Может быть. Иначе я могла бы совершенно спокойно надеть то же, что носят все остальные, «быть как все». Тогда и я стала бы в некотором смысле «невидимой», но возникла бы опасность, что на меня станут смотреть. И чей-то взгляд невзначай упадет не на джинсы, не на свитер, а на меня саму, и тогда я наверняка исчезну.
Я ведь одеваюсь не для того, чтобы на меня пялились, — вот, мол, какую прелесть я купила, — а для того, чтобы смотрели на одежду, а не на меня. Ведь если одежда существует не просто так, если она показывает себя, указывает на саму себя, то она как раз для меня. А вот если она, исчезая, демонстрирует те или иные части тела, она мне не подходит. К тому же отдельные части своего тела мне не хотелось бы особо подчеркивать. Размышляя о своем теле, я даю ему отрицательную оценку: ну, скажем, руки, спина и плечи ничего себе, а вот остальное я бы предпочла скрыть. В сущности, я ничего, совсем ничего не хочу показывать и потому скрываюсь от мира под своего рода покровом, под которым многое угадывается. Но не ломайте голову, нет там вовсе ничего интересного, так, пустяки, пустое. Значит, одежда для меня как-то связана с самоотречением, ведь стоит мне ее снять, как ничего от меня в ней не остается, ни следа, кроме, быть может, волос или легкого запаха духов, если я ими пользовалась. Ну, иногда еще пятен, но их нетрудно вывести. Мода — совсем другое: нечто несущественное, но зримое, весомое и обильное. Я тут ни при чем, меня-то тут нет!

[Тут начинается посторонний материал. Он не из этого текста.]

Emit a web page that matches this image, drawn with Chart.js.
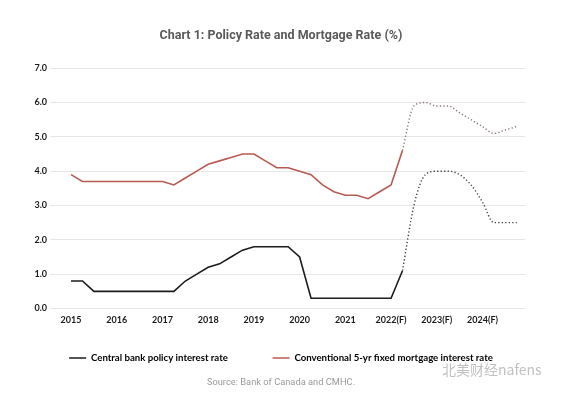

Ведь смысл моды — в том, чтобы быть чем-то без всякого тела, а может быть, и вообще быть-для-себя-и-быть-в-себе. А я как раз больше всего люблю быть-без-себя.
И так мы нашли друг друга, постоянно теряя себя. Нет, не теряя, мы же существуем, но лишь для того, чтобы забыть собственную сущность. Вот такие мы. Мода и я.
2000
О СЕБЕ
ДОСУЖИМИ ПУТЯМИ МЫШЛЕНИЯ
© Перевод Е. Белорусец
Когда я начинаю писать, в первую очередь мне нужна полная неопределенность. Будучи человеком старомодным, я испытываю в ней необходимость, как в своеобразном стартовом капитале, чтобы в конце концов выяснить, куда меня заведет письмо как таковое. Впрочем, не только оно одно. В какой-то момент написанное ловит меня за руку (но в руки не дается, как это ни подло!) и выталкивает наружу. Я теряю устойчивость, но остановиться уже не могу, нужно продолжать, добиться каких-то результатов. Пускай мой доморощенный генератор (хоть для этого пригодится!) питает энергией что-то вроде карманного фонарика, который можно носить с собой и всегда иметь под рукой. Фонарик этот имеет свойство время от времени превращаться в словесный огнемет. Да, вот что в нем меня бы устроило. Стоить, конечно, будет недешево, но подойдет наверняка. Тут уж не скажешь: дешево, но мило. Мышление ведь обходится крайне дорого. Вместо дешевого, чего я не могу себе позволить, я выбираю для себя дорогое, оно мне вообще ничего стоить не будет: а именно философию. Мышление других. И я делаю его, то есть мышление, дешевым, я делаю его даже бесплатным, хотя не дешево его отдаю. Оно было передано мне другими, а сейчас я сама пытаюсь извлечь из него прибыль. Скажем, выставляю на торги красивые, аккуратно нарезанные, опрятно разложенные литературные премии или целые их груды, свежеиспеченные труды, сначала растянутые на руках, как пряжа, а потом смотанные в клубки надежды, а также погребенные желания, ведь мыслить — значит хоронить желания и говорить нечто прекрасное их безжизненному телу, потому что оно больше ничего не понимает. Говорят это ему лишь тогда, когда с ним покончено окончательно. Мертвый язык, который больше не сможет стать живым. Для того мы и убили его, мы, пишущие.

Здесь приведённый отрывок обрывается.